Here is a link to an interesting Gold/Coppock signal indicator:

http://advisorperspectives.com/dshort/guest/Georg-Vrba-130206-Gold-Indicator-Update.php

Harry

Mike
02-07-2013, 09:01 AM
Mike, thank you as always!

Here is a link to an interesting Gold/Coppock signal indicator:

http://advisorperspectives.com/dshort/guest/Georg-Vrba-130206-Gold-Indicator-Update.php

Harry

Harry,
Thanks for posting this link. I often visit Doug Short's site and find it often has valuable articles. The article validates my own observations and I certainly like the back testing in the article. You can also use a weekly Coppock to fine tune the buy signal date. Essentially watch as the monthly Coppock forms a trough and then shift to the Weekly. The author used daily data of long duration to approximate a curve that would otherwise be used with Month end data.

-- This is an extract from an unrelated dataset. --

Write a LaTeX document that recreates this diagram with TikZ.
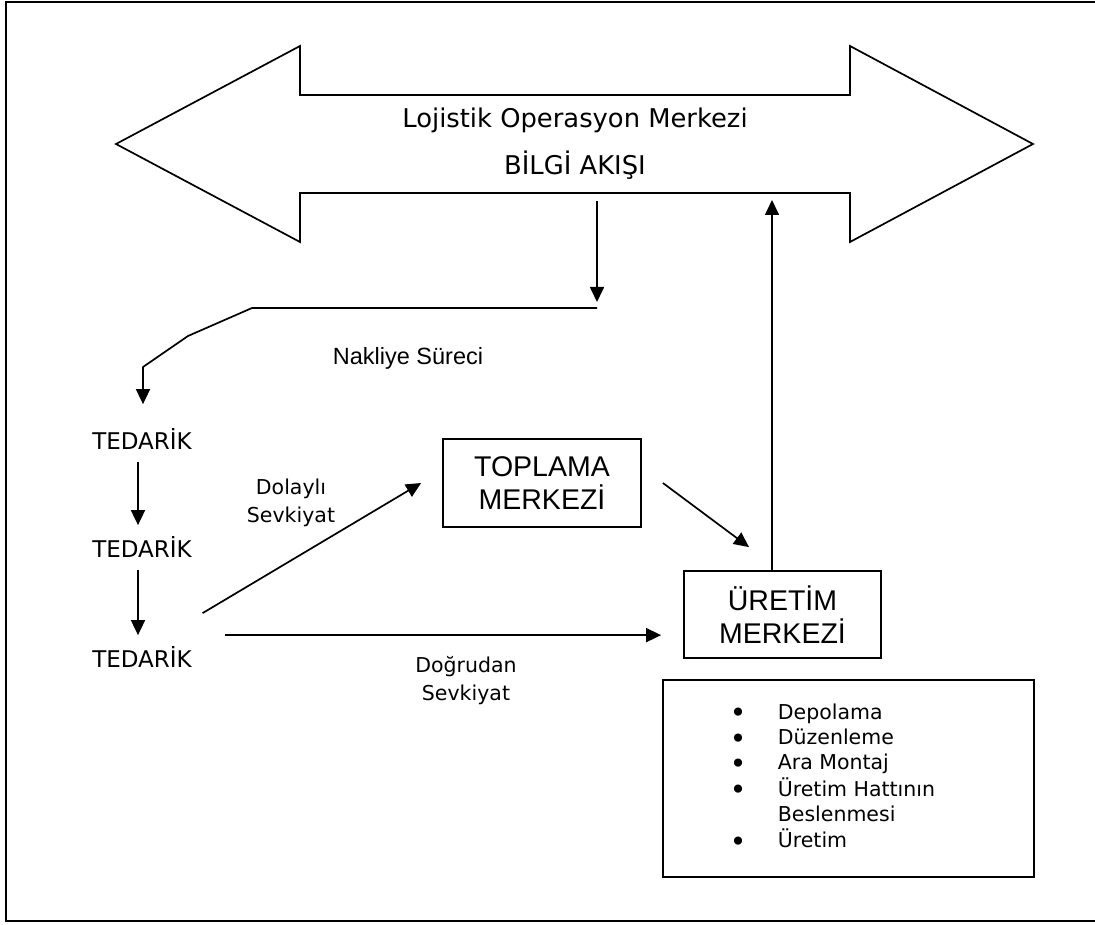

I have done this too in the past. It works okay. www.freestockcharts.com has the Coppock implemented as one of its suite of indicators.

Food for thought: The Coppock can be used on any cyclical stock. For example timing an entry into the home building market (opportunity now past).

When Jerry told me he had been using the Coppock since the late 1980's I was a sceptic. Then I back tested using it on the NASDAQ as a confirmation of IBD Follow-Through Days. Very valuable tool.